A security researcher has found a way to hijack your beloved drone, or your radio-controlled boat, helicopter, boat or plane. It could prove to be the most annoying thing in the world, but it could also help security forces keep drones from restricted areas.

Jonathan Andersson, manager of the Advanced Security Research Group at Trend Micro DVLabs, came up with the method to target the DSMx protocol that is used in drones and other radio-controlled toys all over the world. He presented his findings, together with a device dubbed Icarus, at the PacSec security conference in Tokyo.

Icarus exploits a major security flaw

Andersson made Icarus with off-the-shelf parts and he can use it to take control of a drone or other device in moments. Essentially you’re locked out of your own drone when Icarus extracts the pairing information from the DSMx receiver and then takes advantage of a vulnerability in the timing to send its own control packets that cause the drone to ignore the actual owner’s controller.

There simply isn’t the level of encryption you’d expect from the DSMx protocol and that gives Icarus an easy point of entry.

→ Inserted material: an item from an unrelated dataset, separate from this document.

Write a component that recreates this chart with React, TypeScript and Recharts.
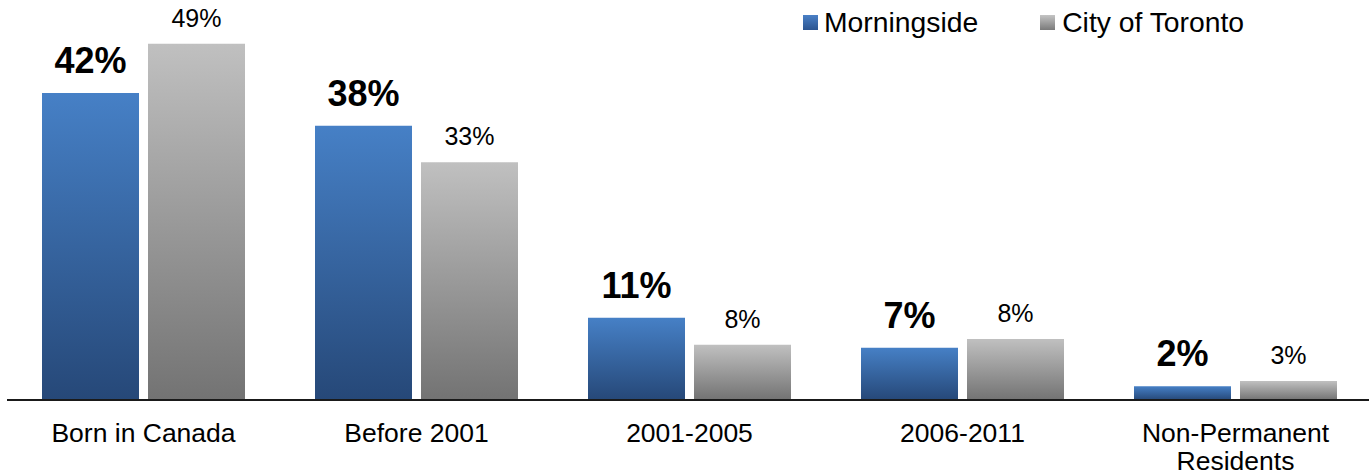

“My guess is that it will not be easy to completely remedy the situation. The manufacturers and partners in the ecosystem sell standalone radio transmitters, models of all kinds, transmitters that come with models and standalone receivers,” Andersson told Ars Technica. “Only a certain set of standalone transmitters have a firmware upgrade capability, though the fix is needed on the model/receiver side.”

Better than shooting drones down

As drones become ubiquitous then the regulations are tightening up, with licensing and no-fly zones. While these safeguards are in place, though, anybody can order a drone and completely ignore the safety requirements and there really isn’t much we can do apart from shoot them out the sky.

We have seen some left-field options that include autonomous drones with nets, but this is the cleanest way to take a drone out that we’ve seen so far if you discount surface to air missiles that come with their own risks.

So there’s definitely a market for a commercial device that can take control of a drone and take it out of restricted zone. That could be an airport or it could be a big sporting event or concerts, which are increasingly common targets for drone pilots that want to show their skills and simply get away with something for the thrill of it.

It takes your drone’s ID too

Andersson’s technique can also monitor drones in restricted areas, retrieving their unique IDs so they can be traced for further investigation by the relevant authorities.

So Icarus has got a useful, practical application. But it could also be the bane of drone owners worldwide as hackers will take great delight in taking control of their pride and joy and slamming it into the ground as they watch helplessly.